Much more likely, for the time being, is stagnation in the global economic regime, combined with a slow but steady process of fragmentation and regionalism. Doha will be quietly buried without honour and more than a little recrimination. The WTO, having failed in its first great mission, will be quietly relegated to the backburner, to join a host of other international bodies. Its relegation, though, will be redolent with significance: the WTO was the most important institutional creation of the modern era of globalisation.
The death of Doha may be the first and most dramatic casualty suffered by the modern era of globalisation, but it is unlikely to be the last. Its demise will be the result of a shift in global economic power from the developed to the developing world, with the former unwilling to countenance any diminution in its ability to determine the terms of global economic exchange.
The world may be finally waking up to the rise of China and India, but compared with the state of affairs likely to prevail in, say, 20 years, so far little has happened. If Doha has been derailed by what has transpired hitherto, then the effects of the rise of China and India are likely to draw down the curtains on the modern era of globalisation.
Until now, China’s rise has been seen in largely virtuous terms: it has led to falling consumer prices in North America and Europe, while providing an enormous investment opportunities for western and Japanese firms. The voices of the losers — those in the West who have suffered from Chinese competition — have mostly been drowned out.

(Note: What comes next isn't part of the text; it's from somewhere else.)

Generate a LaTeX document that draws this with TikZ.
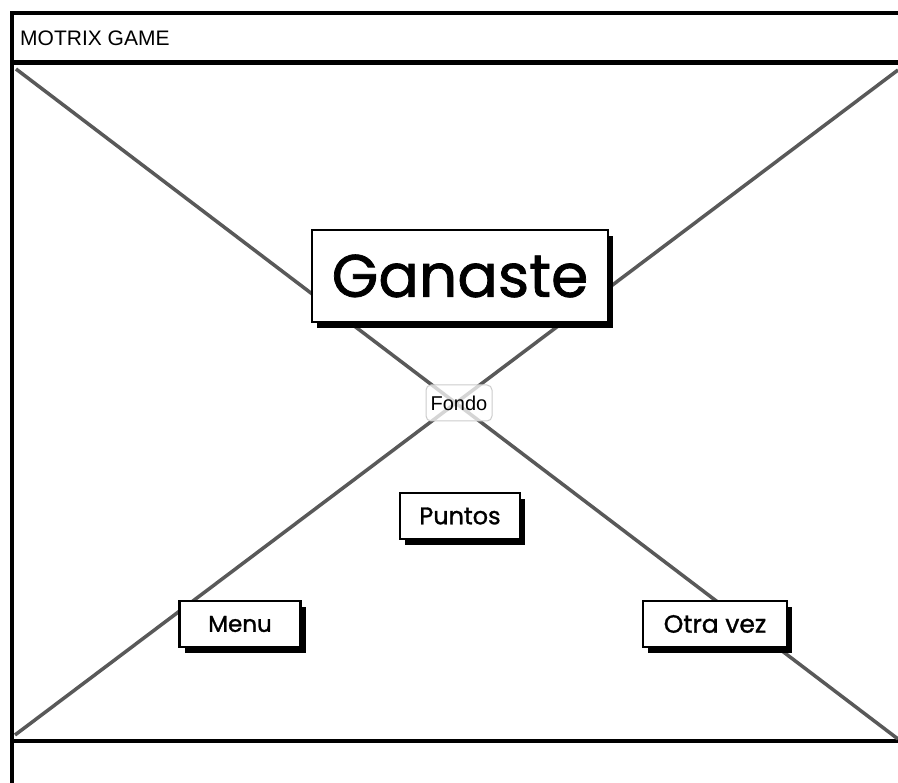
\documentclass[tikz,border=0pt]{standalone}
\usepackage{fontspec}
\setmainfont{Poppins}
\newfontfamily\sketchfont[FakeBold=1.2]{Poppins}
\newfontfamily\arialfont{Liberation Sans}
\usetikzlibrary{shadows}
\tikzset{
  frameline/.style={line width=4pt, black},
  diag/.style={line width=3.5pt, draw=black!65},
  wbox/.style={draw=black, line width=2.2pt, fill=white, inner sep=0pt,
    drop shadow={shadow xshift=5pt, shadow yshift=-6pt, fill=black, opacity=1}},
  fondobox/.style={draw=black!20, line width=1pt, rounded corners=5pt, fill=white, fill opacity=0.75, text opacity=1, inner sep=0pt,
    minimum width=66pt, minimum height=36pt, font=\arialfont\fontsize{20}{22}\selectfont}
}
\begin{document}
\begin{tikzpicture}[x=1pt,y=-1pt]
\useasboundingbox (0,0) rectangle (898,783);
\fill[white] (0,0) rectangle (898,783);
% frame
\draw[frameline] (12,783) -- (12,13) -- (898,13);
\draw[line width=5pt] (12,63) -- (898,63);
\draw[frameline] (12,741) -- (898,741);
\node[anchor=west, inner sep=0pt, font=\arialfont\fontsize{21}{23}\selectfont] (title) at (20,38) {MOTRIX GAME};
% image placeholder diagonals
\coordinate (tl) at (16,69);
\coordinate (br) at (898,739);
\coordinate (tr) at (898,70);
\coordinate (bl) at (15,735);
\draw[diag] (tl) -- (br);
\draw[diag] (tr) -- (bl);
% boxes
\node[wbox, minimum width=296pt, minimum height=92pt, font=\sketchfont\fontsize{60}{64}\selectfont] (ganaste) at (460,276) {Ganaste};
\node[fondobox] (fondo) at (459,403) {Fondo};
\node[wbox, minimum width=120pt, minimum height=46pt, font=\sketchfont\fontsize{24}{26}\selectfont] (puntos) at (460,516) {Puntos};
\node[wbox, minimum width=121pt, minimum height=46pt, font=\sketchfont\fontsize{23}{26}\selectfont] (menu) at (240,624) {Menu};
\node[wbox, minimum width=144pt, minimum height=46pt, font=\sketchfont\fontsize{25}{27}\selectfont] (otra) at (715,624) {Otra vez};
\end{tikzpicture}
\end{document}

But as that competition grows, the demand for protection is likely to grow louder and, ultimately, prove irresistible, as James Kynge argues in his book “China Shakes the World.” Over the past year, protectionist demands on both sides of the Atlantic have grown more numerous.
The irony of Doha is that it is being killed by western disinterest in the face of the growing power of the developing world. The rise of China and, to a lesser extent India, is likely to be accompanied by a parallel irony. The West, which has been the traditional defender of free trade — because free trade always favours the most powerful and advanced economies — is likely to run for cover and put up protectionist barriers, unable to cope with the political, social and economic implications of the rise of China.
In a sense, the death of Doha is a dress rehearsal, albeit an early one, for the end of globalisation. And those who bury it will be those who designed it and proselytised for it — the US and Europe.—Dawn/ Guardian Service
The writer is a visiting research fellow at the Asia Research Centre, London School of Economics.